China — whose repeated calls for dialogue and restraint have fallen on deaf ears in the Kremlin — has been wary of siding too closely with Russian military adventurism in the past. China certainly did not follow Venezuela, Nicaragua, Nauru and Syria in recognizing the independence from Georgia of South Ossetia and Abkhazia after a war in 2008.

 

Naturally, much of the thinking in Beijing boils down to the not-perfectly-comparable topic of Taiwan.

 

Unavoidably, the question came up at the Chinese foreign ministry press briefing just a day after Putin’s proclamation.

 

“There’s only one China in the world and Taiwan is an inseparable part of Chinese territory,” said the Chinese ministry spokesman, Wang Wenbin. He declined to say directly whether Donbass should be treated as an inseparable part of Ukraine, while adding: “China is closely monitoring the evolving situation in Ukraine. China’s position on the Ukraine issue is consistent.
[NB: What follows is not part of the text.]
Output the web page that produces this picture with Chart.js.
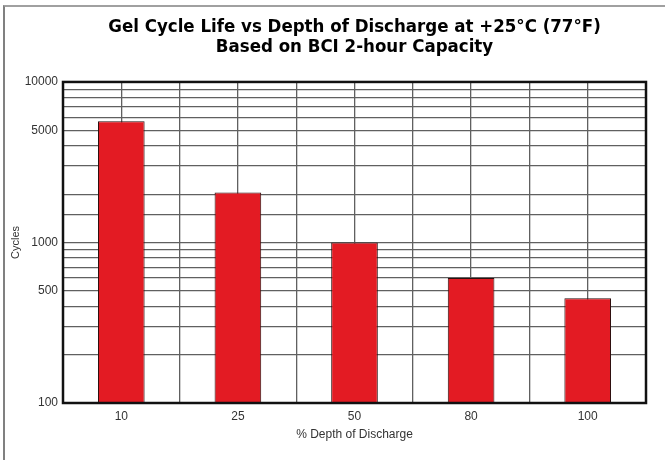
<!DOCTYPE html>
<html>
<head>
<meta charset="utf-8">
<script src="https://cdn.jsdelivr.net/npm/chart.js@4.4.1/dist/chart.umd.min.js"></script>
<style>
  html, body { margin: 0; padding: 0; background: #fff; }
  #wrap { position: relative; width: 665px; height: 460px; }
  #frame { position: absolute; left: 3px; top: 5px; right: 0; bottom: 0;
           border-top: 2px solid #a0a0a0; border-left: 2px solid #808080; }
  canvas { position: absolute; left: 0; top: 0; }
</style>
</head>
<body>
<div id="wrap">
  <div id="frame"></div>
  <canvas id="chart" width="665" height="460"></canvas>
</div>
<script>
// ---- data ----
var depthLabels = ["10", "25", "50", "80", "100"];
var cycleValues = [5700, 2050, 1000, 600, 450];
var yTickLabels = [100, 500, 1000, 5000, 10000];

var titleLines = ["Gel Cycle Life vs Depth of Discharge at +25\u00B0C (77\u00B0F)",
                  "Based on BCI 2-hour Capacity"];

var gridColor = "#606060";
var tickFont = { family: "'Liberation Sans', Arial, sans-serif", size: 12 };

// thick black box round the plot area
var plotBorder = {
    id: "plotBorder",
    afterDraw: function (chart) {
        var a = chart.chartArea, ctx = chart.ctx;
        ctx.save();
        ctx.strokeStyle = "#111";
        ctx.lineWidth = 2.5;
        ctx.strokeRect(a.left, a.top, a.right - a.left, a.bottom - a.top);
        ctx.restore();
    }
};

new Chart(document.getElementById("chart"), {
    type: "bar",
    data: {
        labels: depthLabels,
        datasets: [{
            label: "Cycles",
            data: cycleValues,
            backgroundColor: "#e31b23",
            borderColor: "#2a1010",
            borderWidth: 1,
            borderSkipped: false,
            barPercentage: 0.4,
            categoryPercentage: 1.0
        }]
    },
    options: {
        responsive: false,
        animation: false,
        layout: { padding: { left: 0, right: 19, top: 0, bottom: 0 } },
        plugins: {
            legend: { display: false },
            tooltip: { enabled: false },
            title: {
                display: true,
                fullSize: false,   // centre over the plot, not the whole canvas
                text: titleLines,
                color: "#000",
                font: { family: "'Liberation Sans Narrow', 'DejaVu Sans Condensed', sans-serif", size: 18.5, weight: "bold", lineHeight: 1.08 },
                padding: { top: 17, bottom: 25 }
            }
        },
        scales: {
            x: {
                grid: { display: false, drawTicks: false },
                border: { display: false },
                ticks: { color: "#333", font: tickFont, padding: 6 },
                title: { display: true, text: "% Depth of Discharge", color: "#333",
                         font: tickFont, padding: { top: 0, bottom: 18 } },
                afterFit: function (s) { s.height = 57; }
            },
            // extra axis only to draw vertical lines at centers and edges
            x2: {
                type: "linear",
                position: "bottom",
                offset: false,
                min: 0, max: 5,
                ticks: { display: false, stepSize: 0.5 },
                grid: { color: gridColor, lineWidth: 1.3, drawTicks: false, offset: false },
                border: { display: false },
                afterFit: function (s) { s.height = 0; }
            },
            y: {
                type: "logarithmic",
                min: 100,
                max: 10000,
                grid: { color: gridColor, lineWidth: 1.3, drawTicks: false },
                border: { display: false },
                ticks: {
                    color: "#333",
                    font: tickFont,
                    padding: 5,
                    autoSkip: false,
                    callback: function (value) {
                        return yTickLabels.indexOf(value) >= 0 ? String(value) : "";
                    }
                },
                title: { display: true, text: "Cycles", color: "#333",
                         font: { family: "'Liberation Sans', Arial, sans-serif", size: 11 },
                         padding: { top: 9, bottom: 0 } },
                afterFit: function (s) { s.width = 63; }
            }
        }
    },
    plugins: [plotBorder]
});
</script>
</body>
</html>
The legitimate security concerns of any country should be respected, and the purposes and principles of the U.N. Charter should be jointly upheld.”

 

That’s hardly a ringing endorsement of Putin when it comes to international law.

 

In a peculiar twist, the Global Times took to Twitter to confront U.K. Foreign Secretary Liz Truss over the support from the G7 group of leading economies for Ukraine’s territorial integrity.

 

Surreally describing Taiwan as “China’s Donetsk,” the Global Times quipped that it hoped it could bank on G7 support when the time came to “eradicate” secessionists in Taiwan.

 

That may be China’s view of what needs to happen to secessionists. It’s just not Putin’s.